Flight crews did not want to help send people back to Afghanistan, local media report

Jon Sharman

German pilots have reportedly grounded more than 200 flights after refusing to be involved in the deportations of failed asylum-seekers.

Flight crews said they did not want to participate in sending people back to Afghanistan, where violence is still rife following years of war and occupation by Western forces.

Between January and September 222 flights were cancelled, according to German government figures, with most – 140 – coming at Frankfurt airport.

German media reported that 85 of the disrupted flights were on Lufthansa and its subsidiary, Eurowings.

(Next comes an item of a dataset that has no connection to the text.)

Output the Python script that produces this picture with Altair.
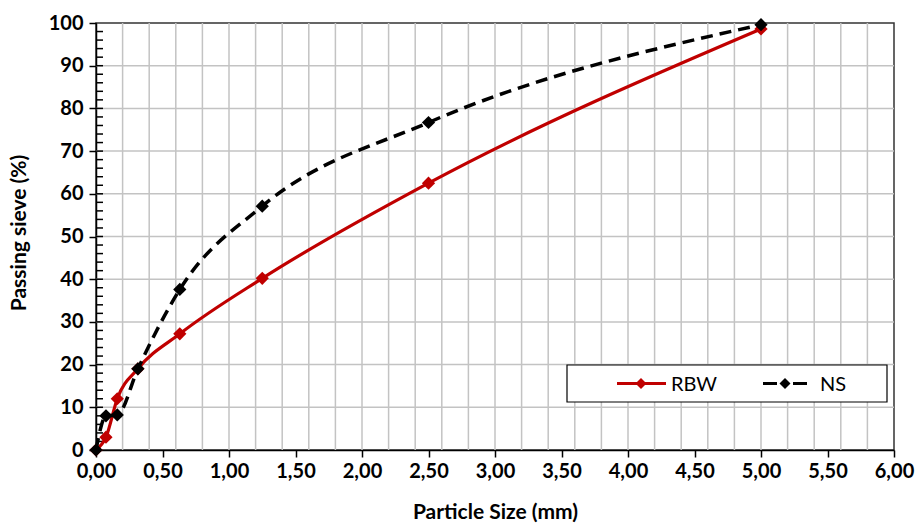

Germany has been a popular destination for people arriving from abroad.

Chancellor Angela Merkel adopted a permissive stance to migration at the height of the recent crisis and in 2015, some 1.5 million people entered Germany, of which a third had come from living another EU country.

According to Die Welt, cited by US Today, Germany’s federal office for migration and refugees decided more than 388,000 asylum cases in the first half of this year.

At least one similar refusal is known to have taken place in the UK when British Airways pilot refused to take off while Samim Bigzad was on board earlier this year.

Mr Bigzad, an Afghan, faced deportation to the city where the Taliban had threatened to kill him before the pilot intervened, saying: “You’re not going to take him; I’m not flying. Someone’s life is at risk.”